The concept of bestowal affords us a link with the Mark passage (10.17-31). At first this may seem contradictory. In the passage a rich man (it is Matthew and Luke who call him young and a ruler) urgently asks Jesus how to inherit eternal life. And Jesus, after some preliminaries to test his earnestness (cf. his testing of the Syrophoenician woman, Mark 7.24-30), poses for him the necessity of disposing of his possessions and of following him. But for this rich man, as evidently for the wealthy in general (“How hard it will be for those who have riches to enter the kingdom of God!”), it proves a bridge too far. And he goes away in sorrow. All this the disciples, evidently still thinking along worldly lines, find deeply perplexing: “Then who can be saved?” Jesus’ response is lapidary: “With men it is impossible, but… all things are possible with God.” Next Peter comes at Jesus from the other side of the question: “Look, we have left everything and followed you,” saying in effect, what then about us? Jesus answers with a list of what might have to be given up “for my sake and for the gospel.” This comprises not just possessions but brothers, sisters, mothers, fathers, children, in effect family. And in conclusion he says that anyone so giving them up will be recompensed a hundredfold---“with persecutions.” The reference here we took to be to the fellowship to be enjoyed in the church, which in New Testament times if not in ours was indeed such as to afford such compensation, while also entailing persecutions, of the most grievous sort.
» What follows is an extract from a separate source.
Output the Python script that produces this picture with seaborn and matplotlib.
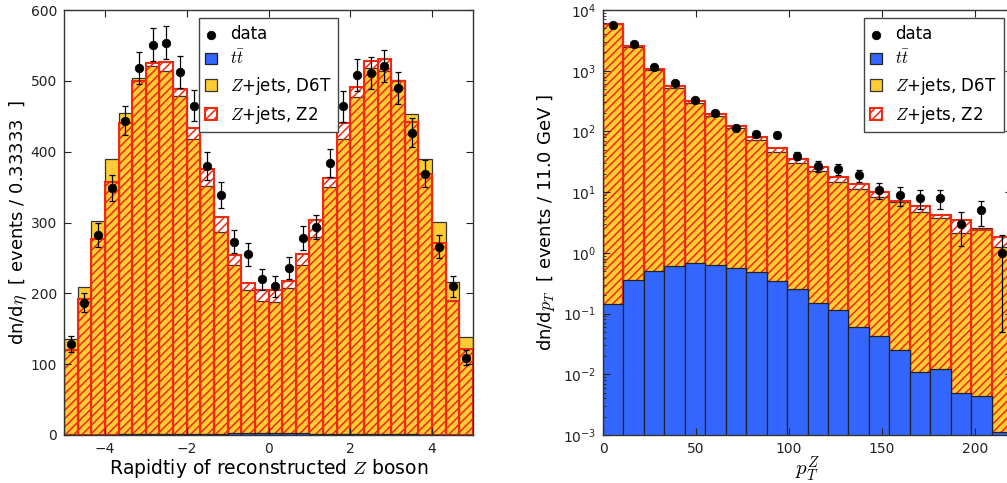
import numpy as np
import pandas as pd
import matplotlib
matplotlib.use("Agg")
import matplotlib.pyplot as plt
import seaborn as sns

# rapidity of the Z (30 bins from -5 to 5)
eta_edges = np.linspace(-5, 5, 31)
eta_ttbar = [0.2, 0.3, 0.5, 0.7, 0.9, 1.1, 1.3, 1.5, 1.7, 1.9, 2.0, 2.1, 2.2, 2.2, 2.3,
             2.3, 2.2, 2.2, 2.1, 2.0, 1.9, 1.7, 1.5, 1.3, 1.1, 0.9, 0.7, 0.5, 0.3, 0.2]
eta_d6t = [135, 208, 302, 389, 454, 503, 519, 512, 477, 416, 350, 285, 238, 203, 187,
           185, 205, 238, 277, 348, 416, 475, 516, 512, 500, 452, 389, 300, 215, 138]
eta_z2 = [120, 192, 276, 356, 440, 499, 524, 525, 487, 432, 373, 305, 252, 213, 203,
          202, 215, 254, 301, 361, 438, 489, 526, 529, 498, 441, 368, 270, 189, 121]
eta_data = [128, 187, 282, 349, 444, 518, 551, 554, 512, 465, 380, 339, 273, 255, 220,
            210, 236, 278, 294, 384, 464, 508, 511, 521, 490, 427, 369, 266, 210, 109]
eta_err = [11.3, 13.7, 16.8, 18.7, 21.1, 22.8, 23.5, 23.5, 22.6, 21.6, 19.5, 18.4, 16.5, 16.0, 14.8,
           14.5, 15.4, 16.7, 17.1, 19.6, 21.5, 22.5, 22.6, 22.8, 22.1, 20.7, 19.2, 16.3, 14.5, 10.4]

# transverse momentum of the Z (11 GeV bins)
pt_edges = np.arange(0, 221, 11)
pt_ttbar = [0.144, 0.357, 0.502, 0.607, 0.671, 0.63, 0.57, 0.49, 0.344, 0.25,
            0.148, 0.115, 0.059, 0.043, 0.025, 0.011, 0.012, 0.0049, 0.0044, 0.0011]
pt_d6t = [5800, 2480, 1030, 513, 290, 180, 112, 72, 45, 30.3,
          22.5, 14.8, 11.0, 8.35, 6.85, 4.64, 3.69, 2.15, 2.53, 1.23]
pt_z2 = [5880, 2550, 1067, 560, 317, 194, 124, 81, 53, 35.4,
         25.5, 17.9, 13.7, 10.2, 7.1, 5.98, 4.19, 3.48, 2.38, 1.85]
pt_data = [5585, 2723, 1151, 620, 330, 204, 115, 90, 87, 40,
           27, 24, 19, 11, 9, 8, 8, 3, 5, 1]
pt_err = [75, 52, 34, 25, 18, 14, 11, 9.5, 9.3, 6.3,
          5.2, 4.9, 4.4, 3.3, 3.0, 2.8, 2.8, 1.7, 2.2, 0.95]

labels = ["data", r"$t\bar{t}$", r"$Z$+jets, D6T", r"$Z$+jets, Z2"]

BLUE = "#3366ff"
GOLD = "#ffcc33"

plt.rcParams["mathtext.fontset"] = "cm"
plt.rcParams["font.family"] = "DejaVu Sans"
plt.rcParams["hatch.linewidth"] = 1.1


def draw_panel(ax, edges, ttbar, d6t, z2, data, err):
    bins = list(edges)
    df = pd.DataFrame({
        "x": (edges[:-1] + edges[1:]) / 2,
        "ttbar": ttbar,
        "d6t": d6t,
        "z2": z2,
        "data": data,
        "err": err,
    })
    # Z+jets samples sit on top of ttbar
    df["d6t_stack"] = df["ttbar"] + df["d6t"]
    df["z2_stack"] = df["ttbar"] + df["z2"]

    sns.histplot(data=df, x="x", weights="d6t_stack", bins=bins, color=GOLD,
                 edgecolor="#333333", linewidth=0.9, alpha=1, ax=ax)
    sns.histplot(data=df, x="x", weights="z2_stack", bins=bins, fill=False,
                 color="#f02a10", hatch="////", linewidth=1.5, alpha=1, ax=ax)
    sns.histplot(data=df, x="x", weights="ttbar", bins=bins, color=BLUE,
                 edgecolor="#222222", linewidth=0.9, alpha=1, ax=ax)
    ax.errorbar(df["x"], df["data"], yerr=df["err"], fmt="none", ecolor="black",
                elinewidth=0.9, capsize=2.5, capthick=0.9, zorder=4)
    sns.scatterplot(data=df, x="x", y="data", color="black", s=38, edgecolor="black",
                    linewidth=0.5, zorder=5, ax=ax)
    handles = [ax.collections[-1], ax.containers[2], ax.containers[0], ax.containers[1]]
    ax.tick_params(which="both", direction="in", top=True, right=True,
                   labelsize=10, pad=5, colors="#222222")
    ax.tick_params(which="major", length=5)
    ax.tick_params(which="minor", length=2.5)
    for s in ax.spines.values():
        s.set_color("#333333")
        s.set_linewidth(1.0)
    return handles


fig = plt.figure(figsize=(10.07, 4.83), dpi=100)
ax1 = fig.add_axes([64 / 1007, 48 / 483, 409 / 1007, 425 / 483])
ax2 = fig.add_axes([603 / 1007, 48 / 483, 409 / 1007, 425 / 483])

legend_kw = dict(fontsize=12, handlelength=0.7, handleheight=0.7, handletextpad=0.8,
                 fancybox=False, framealpha=1, edgecolor="#444444",
                 scatterpoints=1, borderaxespad=0.5, borderpad=0.4, labelspacing=0.4)

h1 = draw_panel(ax1, eta_edges, eta_ttbar, eta_d6t, eta_z2, eta_data, eta_err)
ax1.set_xlim(-5, 5)
ax1.set_ylim(0, 600)
ax1.set_xticks([-4, -2, 0, 2, 4])
ax1.set_xlabel(r"Rapidtiy of reconstructed $Z$ boson", fontsize=13.5, labelpad=1)
ax1.set_ylabel(r"dn/d$\eta$  [ events / 0.33333  ]", fontsize=13, labelpad=1)
ax1.legend(h1, labels, loc="upper center", **legend_kw)

ax2.set_yscale("log")
h2 = draw_panel(ax2, pt_edges, pt_ttbar, pt_d6t, pt_z2, pt_data, pt_err)
ax2.set_xlim(0, 220)
ax2.set_ylim(1e-3, 1e4)
ax2.set_xticks([0, 50, 100, 150, 200])
ax2.set_xlabel(r"$p_T^Z$", fontsize=15, labelpad=-1)
ax2.set_ylabel(r"dn/d$p_T$  [ events / 11.0 GeV ]", fontsize=13, labelpad=4)
ax2.legend(h2, labels, loc="upper right", **legend_kw)

fig.savefig("out.png", dpi=100)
We might suppose that the requirement to surrender of our possessions is scarcely the bestowal of a gift, such as our Hebrews passage speaks of. But Justyn Terry, the Dean of Trinity School for Ministry and our preacher for the day, in his sermon brought out the fundamental point. This is that Jesus was not intent on depriving the rich man (or us) of possessions, Instead he was undertaking to free him from bondage to them, so that he could participate in what was infinitely greater, namely fellowship in the kingdom of God as represented by Jesus. Even so we may have wondered, and perhaps did wonder, whether we were up to such relinquishment of possessions, even for so great a reward. Here again Jesus provides the answer, not only for the disciples but also for us: “All things are possible with God.” The enabling here is not of entering the kingdom of God with our possessions, as some might suppose. Instead it is an enabling to relinquish them and our reliance on them, so that they will no longer bar us from the kingdom. And this gift, like the gift of the church as a house for us to inhabit, must inspire us with gratitude, to be shown not only in worship but also in fulfilling of God’s will for us in our lives.